> [Your goal] Below this line is a listing that includes pictures. Copy exactly, and only, the lines from the one containing "Emit a web page" through the one containing "const plotLeft = 87.5, plotRight"; the pictures do not go in the copy.

* START Records supplied *

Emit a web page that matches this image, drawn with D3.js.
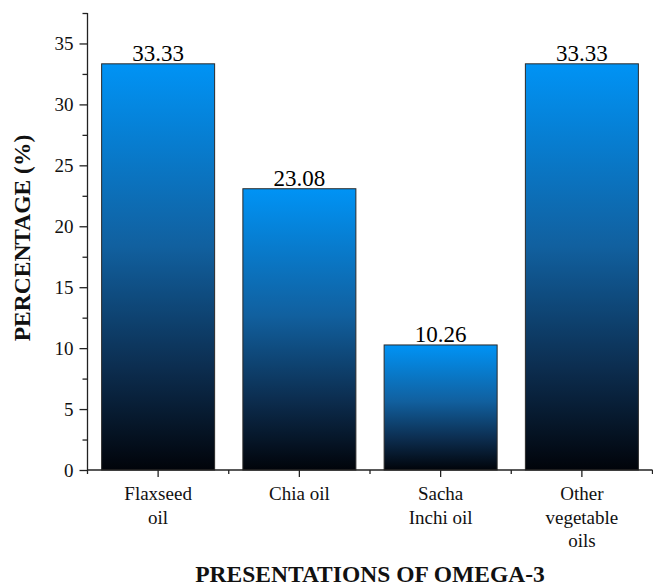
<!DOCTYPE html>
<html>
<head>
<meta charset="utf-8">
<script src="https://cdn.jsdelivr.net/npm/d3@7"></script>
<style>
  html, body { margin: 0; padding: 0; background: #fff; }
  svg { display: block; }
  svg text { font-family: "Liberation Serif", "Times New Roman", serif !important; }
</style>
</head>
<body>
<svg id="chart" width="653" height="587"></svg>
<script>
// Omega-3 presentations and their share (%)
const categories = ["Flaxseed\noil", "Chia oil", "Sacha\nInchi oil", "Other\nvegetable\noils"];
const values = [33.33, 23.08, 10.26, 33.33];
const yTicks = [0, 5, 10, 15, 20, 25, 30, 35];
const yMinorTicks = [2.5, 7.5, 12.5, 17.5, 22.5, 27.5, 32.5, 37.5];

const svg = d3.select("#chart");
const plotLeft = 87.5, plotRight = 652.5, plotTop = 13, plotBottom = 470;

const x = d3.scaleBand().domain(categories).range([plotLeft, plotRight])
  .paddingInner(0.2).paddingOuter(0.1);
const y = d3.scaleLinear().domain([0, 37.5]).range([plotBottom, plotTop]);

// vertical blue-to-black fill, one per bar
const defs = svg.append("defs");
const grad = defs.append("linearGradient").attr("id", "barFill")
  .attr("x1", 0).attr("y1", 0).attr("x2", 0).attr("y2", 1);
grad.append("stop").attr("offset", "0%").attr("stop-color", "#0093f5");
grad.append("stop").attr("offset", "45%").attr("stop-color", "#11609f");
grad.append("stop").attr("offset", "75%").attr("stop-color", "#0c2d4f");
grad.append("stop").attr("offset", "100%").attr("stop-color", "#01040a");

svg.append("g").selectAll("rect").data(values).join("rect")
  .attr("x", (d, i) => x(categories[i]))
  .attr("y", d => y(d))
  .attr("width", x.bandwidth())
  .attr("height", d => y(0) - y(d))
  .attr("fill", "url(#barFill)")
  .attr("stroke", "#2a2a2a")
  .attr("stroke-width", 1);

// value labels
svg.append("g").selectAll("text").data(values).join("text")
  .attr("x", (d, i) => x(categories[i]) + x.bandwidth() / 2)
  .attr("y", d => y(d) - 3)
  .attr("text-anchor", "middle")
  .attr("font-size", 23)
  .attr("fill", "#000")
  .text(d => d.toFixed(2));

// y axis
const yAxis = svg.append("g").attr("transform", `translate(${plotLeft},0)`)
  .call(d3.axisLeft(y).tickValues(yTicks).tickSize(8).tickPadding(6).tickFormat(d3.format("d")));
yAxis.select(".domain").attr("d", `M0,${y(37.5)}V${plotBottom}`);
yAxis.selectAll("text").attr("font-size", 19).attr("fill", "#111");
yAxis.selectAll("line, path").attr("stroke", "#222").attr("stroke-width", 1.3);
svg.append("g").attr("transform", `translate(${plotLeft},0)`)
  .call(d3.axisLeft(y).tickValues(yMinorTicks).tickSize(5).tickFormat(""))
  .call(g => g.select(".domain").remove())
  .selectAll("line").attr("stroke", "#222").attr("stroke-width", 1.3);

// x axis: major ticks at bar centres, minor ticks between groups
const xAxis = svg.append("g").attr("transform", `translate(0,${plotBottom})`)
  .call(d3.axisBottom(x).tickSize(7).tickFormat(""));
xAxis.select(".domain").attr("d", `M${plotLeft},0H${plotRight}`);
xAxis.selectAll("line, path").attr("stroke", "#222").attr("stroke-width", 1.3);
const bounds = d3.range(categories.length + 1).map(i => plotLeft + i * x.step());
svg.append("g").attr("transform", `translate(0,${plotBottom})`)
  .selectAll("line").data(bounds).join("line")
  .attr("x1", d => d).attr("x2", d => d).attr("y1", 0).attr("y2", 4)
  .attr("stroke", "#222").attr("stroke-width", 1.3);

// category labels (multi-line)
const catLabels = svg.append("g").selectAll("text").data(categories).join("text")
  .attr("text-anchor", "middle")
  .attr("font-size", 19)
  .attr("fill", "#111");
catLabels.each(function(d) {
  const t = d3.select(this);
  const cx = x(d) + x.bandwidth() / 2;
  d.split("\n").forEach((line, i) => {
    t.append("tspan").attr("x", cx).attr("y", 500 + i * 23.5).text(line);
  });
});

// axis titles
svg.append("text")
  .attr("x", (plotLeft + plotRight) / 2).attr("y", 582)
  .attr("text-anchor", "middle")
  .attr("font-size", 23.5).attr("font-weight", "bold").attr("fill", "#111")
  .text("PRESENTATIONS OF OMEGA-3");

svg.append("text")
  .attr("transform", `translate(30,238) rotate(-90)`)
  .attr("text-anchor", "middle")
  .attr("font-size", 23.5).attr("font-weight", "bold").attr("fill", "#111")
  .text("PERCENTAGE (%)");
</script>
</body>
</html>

* END Records supplied *
* START Records supplied *

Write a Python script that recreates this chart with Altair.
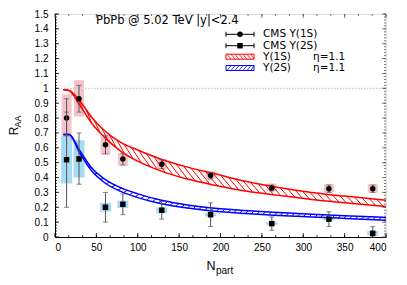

* END Records supplied *
* START Records supplied *

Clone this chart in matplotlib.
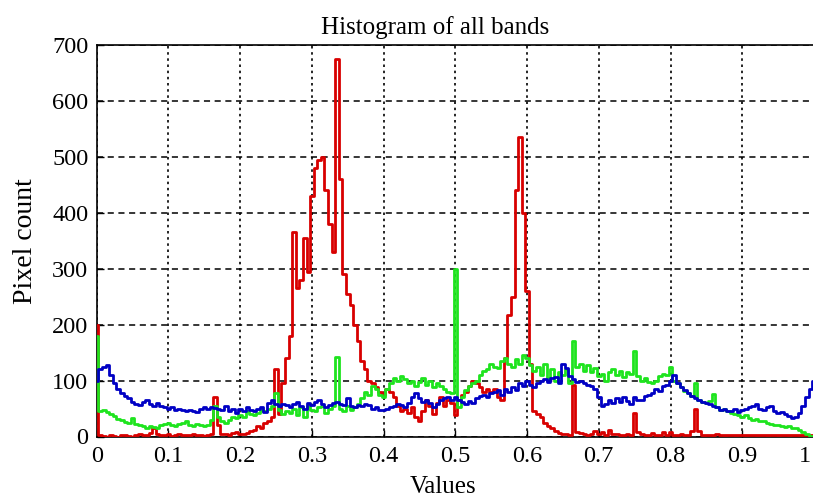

* END Records supplied *

> [Reply to the exercise]
Emit a web page that matches this image, drawn with D3.js.
<!DOCTYPE html>
<html>
<head>
<meta charset="utf-8">
<script src="https://cdn.jsdelivr.net/npm/d3@7"></script>
<style>
  html, body { margin: 0; padding: 0; background: #fff; }
  svg { display: block; }
  svg text { font-family: "Liberation Serif", "Times New Roman", serif !important; }
</style>
</head>
<body>
<svg id="chart" width="653" height="587"></svg>
<script>
// Omega-3 presentations and their share (%)
const categories = ["Flaxseed\noil", "Chia oil", "Sacha\nInchi oil", "Other\nvegetable\noils"];
const values = [33.33, 23.08, 10.26, 33.33];
const yTicks = [0, 5, 10, 15, 20, 25, 30, 35];
const yMinorTicks = [2.5, 7.5, 12.5, 17.5, 22.5, 27.5, 32.5, 37.5];

const svg = d3.select("#chart");
const plotLeft = 87.5, plotRight = 652.5, plotTop = 13, plotBottom = 470;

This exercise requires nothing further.